Dünyayı gerçek sanıp aldanan, ölümü düşünmeyen gaflet içindeki kişiler, ahirette dönüşü olmayan bir pişmanlık yaşarlar. Hayatları boyunca bağlandıkları, peşinden koştukları ve asla kaybolmayacağını zannettikleri her şeyin birer birer yok olduğunu gördüklerinde yıkıma uğrarlar.

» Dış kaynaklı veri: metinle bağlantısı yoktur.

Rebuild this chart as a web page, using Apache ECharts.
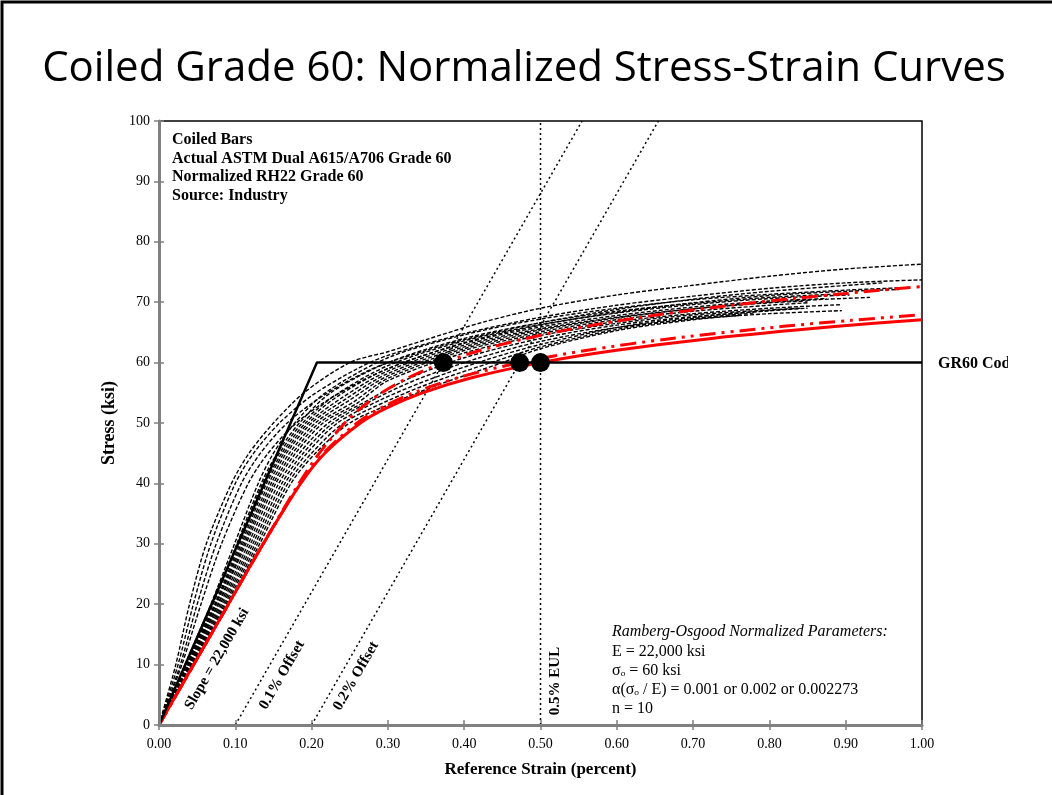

O gün artık dünyadaki azgınlık ve enaniyetlerinden eser yoktur; başlar öne eğilmiştir:

Suçlu-günahkârları, Rableri huzurunda başları öne eğilmiş olarak: "Rabbimiz, gördük ve işittik; şimdi bizi (bir kere daha dünyaya) geri çevir, salih bir amelde bulunalım, artık biz gerçekten kesin bilgiyle inananlarız" (diye yalvaracakları zamanı) bir görsen. (Secde Suresi, 12)

 

Allah’a kul olmak için yaratılmıştır insan ve O’nun zikrinden başka hiçbir şey ona huzur vermez. Her an teyakkuz halinde olduğunda arınıp temizlenmesi mümkün olacak ve kişi kendisini cennete hazırlayacaktır. Dünya hayatından vazgeçmiş, nefsini ezmiş, onun her türlü pisliğinden sıyrılmış ve arınmış olan samimi mümin, yaşarken ölmüştür.

 

…Sen, yalnızca gayb ile Rablerinden 'içleri titreyerek-korkmakta' olanları ve dosdoğru namazı kılanları uyarırsın. Kim temizlenip-arınırsa, artık o, kendi nefsi için temizlenip-arınmıştır. Sonunda dönüş Allah'adır. (Fatır Suresi, 18)

 

İnsan dünyada yaşarken sonsuzluğu kavrayabiliyorsa, ölümün ona uzak ya da yakın olmasının önemi yoktur. Çünkü o ölmeden önce ölümü tatmıştır.